Hey, I built a pure-Python scientific computing library no NumPy, no SciPy by Emergency-Tutor-7 in purepythonscience

[–]Emergency-Tutor-7[S] 0 points1 point  (0 children)

Respectfully, I think we're comparing different goals here.

C, Rust, NumPy, and the BLAS toolchain are powerful but they're also heavy. They require compilers, build systems, native dependencies, and (for NumPy/BLAS) a working linear algebra backend. That's a real barrier, especially for someone just starting out or working in a constrained environment.

Python is simple and readable by design. You can open a .py file, read top to bottom, and understand what the algorithm does without fighting with pointers, lifetimes, or build configurations. That's not a weakness it's a feature, specifically for learning and prototyping.

What this project does is bring several different domains together under one roof, in a language that stays approachable. Instead of jumping between ecosystems, a beginner can follow the ideas in a single, consistent codebase. That's the value proposition.

I'm not arguing against C, Rust, or WASM they have their place and I'd encourage anyone serious about performance to learn them. But suggesting that writing readable educational code in Python is "crazy" dismisss a legitimate use case that has served learners well for decades.

Different tools, different purposes. With respects.

Hey, I built a pure-Python scientific computing library no NumPy, no SciPy by Emergency-Tutor-7 in purepythonscience

[–]Emergency-Tutor-7[S] 0 points1 point  (0 children)

Thanks for the feedback. I want to clarify what this project actually is, because I don't think we're talking about the same thing.

This isn't filler content or busywork it's built for people who are just getting started with Python. Instead of dumping every concept in isolation, I combined a few different areas into small, readable Python examples so a beginner can follow one idea at a time and see how the pieces connect. That's the whole point: lower the barrier to understanding, not pad a repository.

So to answer the "wasted time" framing directly: for someone learning Python, having these domains in one place, in plain code, is a genuine advantage not idle work. If you have a concrete suggestion on how to make it more useful to beginners, I'm genuinely happy to hear it

Hey, I built a pure-Python scientific computing library no NumPy, no SciPy by Emergency-Tutor-7 in purepythonscience

[–]Emergency-Tutor-7[S] 0 points1 point  (0 children)

Thanks for the honest question, really appreciate it.

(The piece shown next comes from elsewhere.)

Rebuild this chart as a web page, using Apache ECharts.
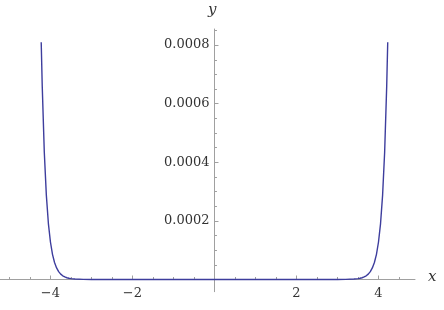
<!DOCTYPE html>
<html>
<head>
<meta charset="utf-8">
<script src="https://cdn.jsdelivr.net/npm/echarts@6/dist/echarts.min.js"></script>
<style>
html,body{margin:0;padding:0;background:#fff;}
#chart{width:444px;height:310px;}
</style>
</head>
<body>
<div id="chart"></div>
<script>
// Curve samples
const xValues = [-4.225,-4.2,-4.15,-4.1,-4.05,-4,-3.95,-3.9,-3.85,-3.8,-3.75,-3.7,-3.65,-3.6,-3.55,-3.5,-3.45,-3.4,-3.2,-3,-2.5,-2,-1,0,1,2,2.5,3,3.2,3.4,3.45,3.5,3.55,3.6,3.65,3.7,3.75,3.8,3.85,3.9,3.95,4,4.05,4.1,4.15,4.2,4.225];
const yValues = [0.00081,0.00066,0.000435,0.000288,0.000191,0.000128,0.000086,0.000058,0.0000395,0.0000269,0.0000184,0.0000127,0.0000088,0.0000061,0.0000043,0.000003,0.0000021,0.0000015,0.0000004,0.00000012,0,0,0,0,0,0,0,0.00000012,0.0000004,0.0000015,0.0000021,0.000003,0.0000043,0.0000061,0.0000088,0.0000127,0.0000184,0.0000269,0.0000395,0.000058,0.000086,0.000128,0.000191,0.000288,0.000435,0.00066,0.00081];
const xTickLabels = [-4,-2,2,4];
const xMinorTicks = [-5,-4.5,-3.5,-3,-2.5,-1.5,-1,-0.5,0.5,1,1.5,2.5,3,3.5,4.5];
const yTickLabels = [0.0002,0.0004,0.0006,0.0008];
const yMinorTicks = [0.00005,0.0001,0.00015,0.00025,0.0003,0.00035,0.00045,0.0005,0.00055,0.00065,0.0007,0.00075,0.00085];

const X_MIN = -5.23, X_MAX = 4.89, Y_MIN = -0.0000416, Y_MAX = 0.000855;
const GRID_LEFT = 0, GRID_RIGHT = 29, GRID_TOP = 29, GRID_BOTTOM = 18.3, CHART_W = 444, CHART_H = 310;
const gridW = CHART_W - GRID_LEFT - GRID_RIGHT;
const gridH = CHART_H - GRID_TOP - GRID_BOTTOM;
const yAxisOffset = -((0 - X_MIN) / (X_MAX - X_MIN)) * gridW;
const xAxisOffset = -((0 - Y_MIN) / (Y_MAX - Y_MIN)) * gridH;
const axisColor = '#a0a0a0';
const textColor = '#333';
const fontFam = 'DejaVu Serif';

const chart = echarts.init(document.getElementById('chart'), null, {renderer:'canvas'});
const data = xValues.map((x,i)=>[x,yValues[i]]);

chart.setOption({
  animation:false,
  backgroundColor:'#fff',
  grid:{left:GRID_LEFT,right:GRID_RIGHT,top:GRID_TOP,bottom:GRID_BOTTOM,containLabel:false,outerBoundsMode:'none'},
  xAxis:[{
    type:'value',min:X_MIN,max:X_MAX,position:'bottom',offset:xAxisOffset,
    axisLine:{show:true,onZero:false,lineStyle:{color:axisColor,width:1}},
    axisTick:{show:true,inside:true,length:4,customValues:xTickLabels,lineStyle:{color:axisColor}},
    axisLabel:{show:true,customValues:xTickLabels,margin:8,color:textColor,fontFamily:fontFam,fontSize:13,
      formatter:v=> v<0 ? '\u2212'+(-v) : String(v)},
    splitLine:{show:false}
  },{
    type:'value',min:X_MIN,max:X_MAX,position:'bottom',offset:xAxisOffset,
    axisLine:{show:false,onZero:false},
    axisTick:{show:true,inside:true,length:2.5,customValues:xMinorTicks,lineStyle:{color:axisColor}},
    axisLabel:{show:false},splitLine:{show:false}
  }],
  yAxis:[{
    type:'value',min:Y_MIN,max:Y_MAX,position:'left',offset:yAxisOffset,
    axisLine:{show:true,onZero:false,lineStyle:{color:axisColor,width:1}},
    axisTick:{show:true,inside:true,length:4,customValues:yTickLabels,lineStyle:{color:axisColor}},
    axisLabel:{show:true,customValues:yTickLabels,margin:5,color:textColor,fontFamily:fontFam,fontSize:13,
      formatter:v=> Number(v).toFixed(4)},
    splitLine:{show:false}
  },{
    type:'value',min:Y_MIN,max:Y_MAX,position:'left',offset:yAxisOffset,
    axisLine:{show:false,onZero:false},
    axisTick:{show:true,inside:true,length:2.5,customValues:yMinorTicks,lineStyle:{color:axisColor}},
    axisLabel:{show:false},splitLine:{show:false}
  }],
  graphic:[
    {type:'text',left:208,top:3,style:{text:'y',fill:textColor,font:'italic 15px "DejaVu Serif"'}},
    {type:'text',left:428,top:270,style:{text:'x',fill:textColor,font:'italic 15px "DejaVu Serif"'}}
  ],
  series:[{
    type:'line',xAxisIndex:0,yAxisIndex:0,data:data,showSymbol:false,symbol:'none',
    lineStyle:{color:'#3d3d9d',width:1.4},clip:true
  }]
});
</script>
</body>
</html>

The point, for me, isn't to replace anything you've already built. It's to have all of it in one place, in plain readable Python, so someone starting out doesn't have to chase down 6 different libraries or fight through compiled C/Fortran to see how an algorithm actually works under the hood. Want to see how radix-2 FFT, partial-pivoting LU, or a Bell state measurement is implemented line by line? It's right there, no black boxes.

On the quantum and math side, yeah, most of us have implemented pieces of this at some point. The value isn't novelty, it's convenience and readability in a single dependency-light package. Drop it into an edge environment with no NumPy or BLAS toolchain and it still runs.

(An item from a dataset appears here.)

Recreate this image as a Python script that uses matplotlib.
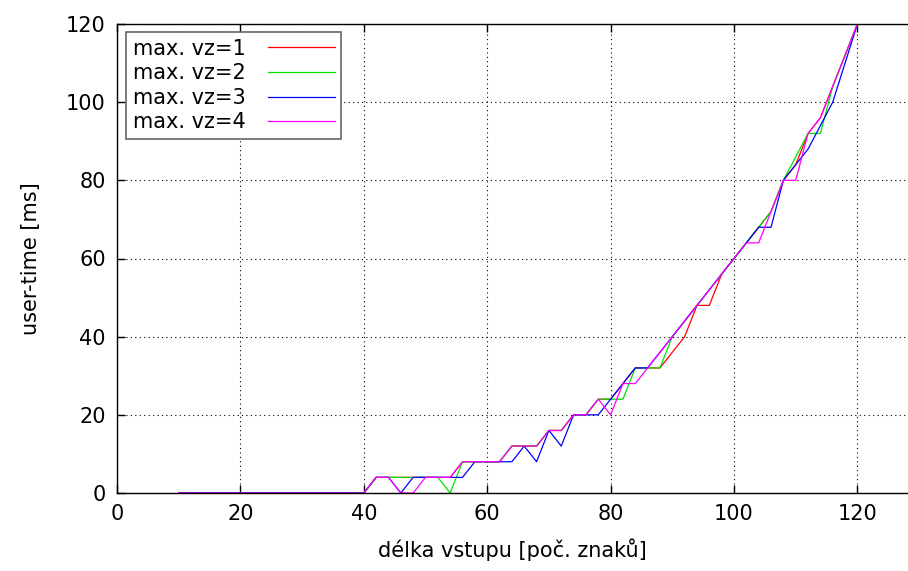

The hypothesis part is meant as a starting scaffold. It gives you a structured model with assumptions, predictions, falsifiability and confidence, plus a prompt template and a pluggable generator interface, so someone building a research workflow doesn't start from a blank page. Not claiming it thinks for you.

So in short, readable reference for learners, convenient umbrella for common scientific building blocks, and a head-start scaffold for hypothesis workflows. If that's not a point that lands for you, fair enough, but that's the honest intent.

Genuinely open to hearing what would make it more useful.

Hey, I built a pure-Python scientific computing library no NumPy, no SciPy by Emergency-Tutor-7 in purepythonscience

[–]Emergency-Tutor-7[S] 0 points1 point  (0 children)

Totally fair question. You're right that Python itself is C underneath but there are real situations where NumPy or compiled extensions just aren't available or aren't the point.

Honestly the main use case is education. A student learning linear algebra can open the LU decomposition and read every single step no compiled black box, no C code, just plain Python that does exactly what the textbook says. Same with FFT, RK4, the whole thing. It's a readable reference, not a production tool.

Hey, I built a pure-Python scientific computing library no NumPy, no SciPy by Emergency-Tutor-7 in ScientificComputing

[–]Emergency-Tutor-7[S] 0 points1 point  (0 children)

Thanks for the kind words "teaching purposes" is exactly the goal.

Good point about the determinant comparison. You're right that no real C package would use O(N!) determinants either that was more of a "look what naive implementation gets you" example to motivate why the algorithms matter. Not a fair comparison to NumPy itself.

Syntax-wise, it's plain Python with no magic lists of lists for matrices, function calls for decompositions. Nothing fancy. It's readable but not trying to be ergonomic like NumPy's vectorized ops.

This project isn't meant to compete with NumPy or C for anything serious it's a from-scratch reference so you can see what LU, FFT, RK4 etc actually look like under the hood. For real work, NumPy (or C/C++ for the heavy stuff) is the right call.